------ Extracted records ------
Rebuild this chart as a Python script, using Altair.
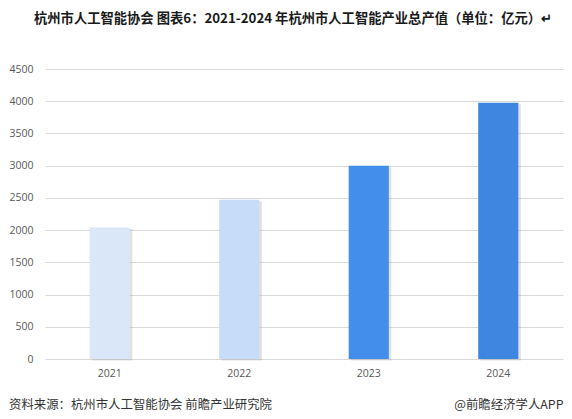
------
------ Extracted records ------
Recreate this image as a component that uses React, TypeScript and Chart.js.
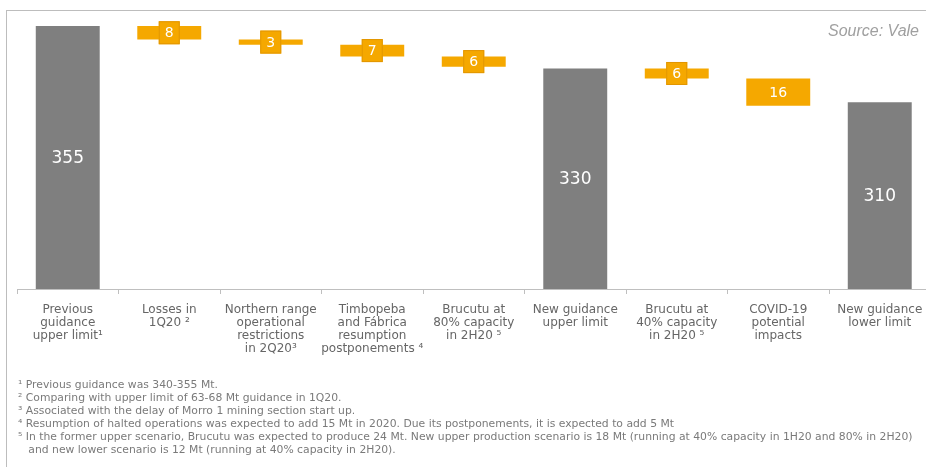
------
------ Extracted records ------
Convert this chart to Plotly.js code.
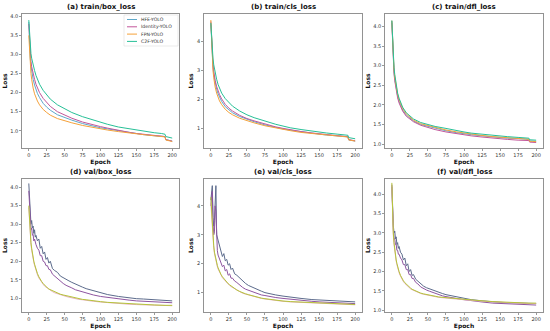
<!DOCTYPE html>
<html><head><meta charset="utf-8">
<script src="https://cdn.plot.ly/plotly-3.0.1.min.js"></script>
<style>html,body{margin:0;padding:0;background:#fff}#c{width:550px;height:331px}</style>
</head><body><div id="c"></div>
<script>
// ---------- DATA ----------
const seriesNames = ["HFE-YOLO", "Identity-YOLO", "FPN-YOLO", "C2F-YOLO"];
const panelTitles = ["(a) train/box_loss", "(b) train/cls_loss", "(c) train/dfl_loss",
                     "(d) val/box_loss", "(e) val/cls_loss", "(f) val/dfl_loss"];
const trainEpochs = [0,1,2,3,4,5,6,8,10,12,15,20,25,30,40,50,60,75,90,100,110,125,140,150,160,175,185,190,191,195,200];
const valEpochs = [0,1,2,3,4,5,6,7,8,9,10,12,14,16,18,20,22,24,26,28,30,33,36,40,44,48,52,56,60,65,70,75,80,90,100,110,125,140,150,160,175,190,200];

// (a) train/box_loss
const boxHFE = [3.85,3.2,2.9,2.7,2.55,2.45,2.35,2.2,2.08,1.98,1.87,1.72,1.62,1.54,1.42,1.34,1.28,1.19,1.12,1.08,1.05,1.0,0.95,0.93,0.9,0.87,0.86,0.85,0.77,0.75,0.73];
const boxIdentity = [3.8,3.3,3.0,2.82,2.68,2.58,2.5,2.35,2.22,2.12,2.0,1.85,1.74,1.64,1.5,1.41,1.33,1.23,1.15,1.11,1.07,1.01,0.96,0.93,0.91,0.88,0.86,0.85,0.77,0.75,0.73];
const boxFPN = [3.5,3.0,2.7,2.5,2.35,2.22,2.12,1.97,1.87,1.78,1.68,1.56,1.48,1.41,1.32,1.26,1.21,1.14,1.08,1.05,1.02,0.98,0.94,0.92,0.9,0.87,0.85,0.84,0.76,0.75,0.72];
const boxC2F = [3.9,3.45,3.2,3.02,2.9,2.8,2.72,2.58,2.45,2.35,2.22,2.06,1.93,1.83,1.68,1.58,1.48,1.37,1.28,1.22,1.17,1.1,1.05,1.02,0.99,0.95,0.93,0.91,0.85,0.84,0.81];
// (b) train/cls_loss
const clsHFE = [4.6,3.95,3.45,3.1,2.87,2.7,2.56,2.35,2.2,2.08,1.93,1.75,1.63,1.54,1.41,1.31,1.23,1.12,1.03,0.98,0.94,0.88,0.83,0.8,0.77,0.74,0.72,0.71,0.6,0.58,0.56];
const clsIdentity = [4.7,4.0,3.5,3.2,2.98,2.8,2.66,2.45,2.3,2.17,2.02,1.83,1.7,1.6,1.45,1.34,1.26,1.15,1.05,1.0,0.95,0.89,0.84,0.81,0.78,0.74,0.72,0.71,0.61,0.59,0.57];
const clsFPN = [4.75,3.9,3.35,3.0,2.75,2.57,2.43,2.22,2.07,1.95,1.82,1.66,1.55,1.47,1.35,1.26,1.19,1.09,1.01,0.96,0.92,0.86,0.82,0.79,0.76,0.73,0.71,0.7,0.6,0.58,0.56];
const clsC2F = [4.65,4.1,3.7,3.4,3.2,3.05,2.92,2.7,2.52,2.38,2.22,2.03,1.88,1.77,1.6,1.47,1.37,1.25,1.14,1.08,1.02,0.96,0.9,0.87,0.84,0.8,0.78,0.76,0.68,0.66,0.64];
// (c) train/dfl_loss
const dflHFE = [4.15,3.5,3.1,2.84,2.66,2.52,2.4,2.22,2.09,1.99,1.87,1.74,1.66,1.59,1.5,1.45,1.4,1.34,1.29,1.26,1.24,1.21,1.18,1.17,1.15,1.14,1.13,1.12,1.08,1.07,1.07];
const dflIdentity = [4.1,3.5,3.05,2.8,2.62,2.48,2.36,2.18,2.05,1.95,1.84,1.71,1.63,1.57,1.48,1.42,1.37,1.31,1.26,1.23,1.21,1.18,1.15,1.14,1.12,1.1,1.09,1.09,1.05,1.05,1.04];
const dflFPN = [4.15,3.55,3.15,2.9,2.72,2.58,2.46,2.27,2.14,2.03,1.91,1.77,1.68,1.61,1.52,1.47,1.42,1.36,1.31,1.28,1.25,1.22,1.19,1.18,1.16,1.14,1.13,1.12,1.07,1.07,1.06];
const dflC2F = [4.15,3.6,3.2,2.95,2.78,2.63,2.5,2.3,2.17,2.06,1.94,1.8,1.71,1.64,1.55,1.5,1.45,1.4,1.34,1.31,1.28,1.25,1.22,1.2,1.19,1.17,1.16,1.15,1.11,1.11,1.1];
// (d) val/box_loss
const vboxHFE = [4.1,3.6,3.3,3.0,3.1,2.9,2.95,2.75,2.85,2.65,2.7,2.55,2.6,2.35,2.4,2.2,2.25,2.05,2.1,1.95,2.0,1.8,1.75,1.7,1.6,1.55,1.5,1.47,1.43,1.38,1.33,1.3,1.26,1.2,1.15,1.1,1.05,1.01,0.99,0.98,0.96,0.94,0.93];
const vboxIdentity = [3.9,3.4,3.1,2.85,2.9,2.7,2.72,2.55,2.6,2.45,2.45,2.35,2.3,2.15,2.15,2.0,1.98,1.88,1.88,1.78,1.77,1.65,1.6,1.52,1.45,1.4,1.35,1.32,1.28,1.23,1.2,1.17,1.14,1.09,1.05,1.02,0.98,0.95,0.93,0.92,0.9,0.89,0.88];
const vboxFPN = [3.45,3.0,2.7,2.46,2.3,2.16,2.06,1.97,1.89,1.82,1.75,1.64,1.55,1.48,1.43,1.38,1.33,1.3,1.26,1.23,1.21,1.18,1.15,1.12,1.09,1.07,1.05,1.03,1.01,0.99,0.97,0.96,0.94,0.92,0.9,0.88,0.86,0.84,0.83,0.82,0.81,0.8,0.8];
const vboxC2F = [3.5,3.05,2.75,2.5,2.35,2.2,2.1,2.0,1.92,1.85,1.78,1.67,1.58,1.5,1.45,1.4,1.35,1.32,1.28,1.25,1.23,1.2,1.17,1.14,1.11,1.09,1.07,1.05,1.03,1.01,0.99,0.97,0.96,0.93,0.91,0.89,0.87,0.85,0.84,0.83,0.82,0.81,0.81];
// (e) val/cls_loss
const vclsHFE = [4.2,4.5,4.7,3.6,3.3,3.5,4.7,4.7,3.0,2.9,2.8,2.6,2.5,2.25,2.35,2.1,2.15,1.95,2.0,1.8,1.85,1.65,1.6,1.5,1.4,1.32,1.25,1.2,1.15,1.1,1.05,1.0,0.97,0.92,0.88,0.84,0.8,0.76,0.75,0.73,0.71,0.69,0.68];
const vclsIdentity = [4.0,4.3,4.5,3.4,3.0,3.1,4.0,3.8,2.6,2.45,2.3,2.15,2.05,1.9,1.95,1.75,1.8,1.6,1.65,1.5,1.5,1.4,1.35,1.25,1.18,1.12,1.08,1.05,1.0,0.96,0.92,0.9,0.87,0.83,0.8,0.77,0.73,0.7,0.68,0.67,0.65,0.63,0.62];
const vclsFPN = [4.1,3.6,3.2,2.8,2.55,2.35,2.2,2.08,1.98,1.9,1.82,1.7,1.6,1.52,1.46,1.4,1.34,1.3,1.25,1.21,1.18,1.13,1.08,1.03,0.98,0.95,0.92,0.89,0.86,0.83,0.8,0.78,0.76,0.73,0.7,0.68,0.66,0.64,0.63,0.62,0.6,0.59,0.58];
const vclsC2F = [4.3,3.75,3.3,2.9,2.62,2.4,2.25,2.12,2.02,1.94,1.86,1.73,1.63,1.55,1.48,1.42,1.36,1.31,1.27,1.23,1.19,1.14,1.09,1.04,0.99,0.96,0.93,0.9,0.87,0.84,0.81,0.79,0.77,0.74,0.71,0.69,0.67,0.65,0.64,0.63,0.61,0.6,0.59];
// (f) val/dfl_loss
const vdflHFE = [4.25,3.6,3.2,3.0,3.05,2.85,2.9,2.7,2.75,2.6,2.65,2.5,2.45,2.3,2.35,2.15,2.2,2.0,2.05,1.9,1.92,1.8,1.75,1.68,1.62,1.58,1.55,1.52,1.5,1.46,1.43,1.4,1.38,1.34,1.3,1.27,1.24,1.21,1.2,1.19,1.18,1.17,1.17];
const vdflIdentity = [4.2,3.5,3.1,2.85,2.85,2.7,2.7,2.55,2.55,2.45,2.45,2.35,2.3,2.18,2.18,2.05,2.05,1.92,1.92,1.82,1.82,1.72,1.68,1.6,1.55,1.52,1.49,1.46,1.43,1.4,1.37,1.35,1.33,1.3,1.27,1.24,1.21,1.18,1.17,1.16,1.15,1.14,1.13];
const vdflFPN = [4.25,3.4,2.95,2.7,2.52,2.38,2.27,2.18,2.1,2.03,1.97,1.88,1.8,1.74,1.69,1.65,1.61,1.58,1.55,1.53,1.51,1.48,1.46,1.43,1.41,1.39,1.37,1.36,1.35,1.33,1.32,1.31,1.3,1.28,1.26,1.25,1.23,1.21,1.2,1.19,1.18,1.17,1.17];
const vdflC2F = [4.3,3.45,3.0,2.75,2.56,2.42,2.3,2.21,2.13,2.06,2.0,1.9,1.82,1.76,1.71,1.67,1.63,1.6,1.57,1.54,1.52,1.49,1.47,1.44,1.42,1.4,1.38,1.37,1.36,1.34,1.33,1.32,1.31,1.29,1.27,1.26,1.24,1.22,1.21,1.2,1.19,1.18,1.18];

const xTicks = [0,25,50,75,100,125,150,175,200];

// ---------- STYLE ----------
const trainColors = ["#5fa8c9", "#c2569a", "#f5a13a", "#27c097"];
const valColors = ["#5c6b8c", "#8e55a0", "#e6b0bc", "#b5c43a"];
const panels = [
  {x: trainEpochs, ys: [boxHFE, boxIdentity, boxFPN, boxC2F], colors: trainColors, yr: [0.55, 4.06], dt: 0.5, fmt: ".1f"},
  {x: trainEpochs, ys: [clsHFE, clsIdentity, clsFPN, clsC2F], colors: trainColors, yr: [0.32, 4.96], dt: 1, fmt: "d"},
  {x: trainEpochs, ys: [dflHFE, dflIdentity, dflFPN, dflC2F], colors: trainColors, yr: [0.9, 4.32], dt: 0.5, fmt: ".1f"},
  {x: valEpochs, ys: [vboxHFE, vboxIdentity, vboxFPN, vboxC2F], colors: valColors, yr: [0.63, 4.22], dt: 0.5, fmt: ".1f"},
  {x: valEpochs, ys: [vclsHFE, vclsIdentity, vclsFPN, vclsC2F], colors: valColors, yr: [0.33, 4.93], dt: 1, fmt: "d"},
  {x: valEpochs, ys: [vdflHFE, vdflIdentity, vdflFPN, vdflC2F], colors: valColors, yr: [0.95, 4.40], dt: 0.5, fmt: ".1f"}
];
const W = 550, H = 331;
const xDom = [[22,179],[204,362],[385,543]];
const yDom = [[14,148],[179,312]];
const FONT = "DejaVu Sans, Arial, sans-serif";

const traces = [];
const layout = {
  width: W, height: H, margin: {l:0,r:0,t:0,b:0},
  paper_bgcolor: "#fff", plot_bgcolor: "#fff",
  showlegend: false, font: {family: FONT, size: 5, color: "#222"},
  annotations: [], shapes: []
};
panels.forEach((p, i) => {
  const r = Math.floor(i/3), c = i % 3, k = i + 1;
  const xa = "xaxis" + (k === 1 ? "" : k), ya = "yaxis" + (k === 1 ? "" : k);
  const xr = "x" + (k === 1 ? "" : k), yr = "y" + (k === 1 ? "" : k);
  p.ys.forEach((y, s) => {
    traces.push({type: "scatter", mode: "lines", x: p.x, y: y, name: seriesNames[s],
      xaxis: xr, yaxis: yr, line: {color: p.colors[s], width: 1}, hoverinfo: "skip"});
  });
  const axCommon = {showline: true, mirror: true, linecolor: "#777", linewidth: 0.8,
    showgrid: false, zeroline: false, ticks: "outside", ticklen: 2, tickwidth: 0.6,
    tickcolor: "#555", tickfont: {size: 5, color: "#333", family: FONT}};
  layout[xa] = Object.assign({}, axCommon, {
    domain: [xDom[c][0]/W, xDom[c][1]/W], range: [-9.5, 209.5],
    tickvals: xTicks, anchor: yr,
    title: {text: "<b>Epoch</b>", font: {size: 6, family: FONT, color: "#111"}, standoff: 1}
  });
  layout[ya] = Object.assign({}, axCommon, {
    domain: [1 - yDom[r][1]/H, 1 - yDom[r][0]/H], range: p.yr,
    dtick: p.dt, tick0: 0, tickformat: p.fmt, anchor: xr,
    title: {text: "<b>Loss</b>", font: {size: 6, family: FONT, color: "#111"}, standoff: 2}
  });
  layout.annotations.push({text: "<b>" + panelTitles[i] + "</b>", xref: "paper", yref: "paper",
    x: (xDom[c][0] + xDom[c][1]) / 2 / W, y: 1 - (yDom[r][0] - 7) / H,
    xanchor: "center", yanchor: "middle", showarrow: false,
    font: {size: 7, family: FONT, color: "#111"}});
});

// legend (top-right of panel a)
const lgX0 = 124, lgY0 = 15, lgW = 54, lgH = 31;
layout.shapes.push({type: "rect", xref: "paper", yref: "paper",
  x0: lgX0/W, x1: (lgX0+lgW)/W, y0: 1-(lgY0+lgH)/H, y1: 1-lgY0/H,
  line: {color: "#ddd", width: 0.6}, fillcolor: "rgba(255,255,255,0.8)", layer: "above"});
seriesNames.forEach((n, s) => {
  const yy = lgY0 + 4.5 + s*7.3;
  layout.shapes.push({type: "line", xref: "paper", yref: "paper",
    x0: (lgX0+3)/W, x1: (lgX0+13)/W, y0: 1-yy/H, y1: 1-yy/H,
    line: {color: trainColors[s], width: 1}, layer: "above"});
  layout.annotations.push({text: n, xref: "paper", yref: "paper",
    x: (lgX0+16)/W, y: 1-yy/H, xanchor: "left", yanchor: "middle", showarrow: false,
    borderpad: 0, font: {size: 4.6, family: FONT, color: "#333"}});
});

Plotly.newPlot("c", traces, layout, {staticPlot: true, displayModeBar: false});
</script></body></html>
------
**Requirement:** Copy down every line of the entries containing the word "this".

**Written response:**
Rebuild this chart as a Python script, using Altair.
Recreate this image as a component that uses React, TypeScript and Chart.js.
Convert this chart to Plotly.js code.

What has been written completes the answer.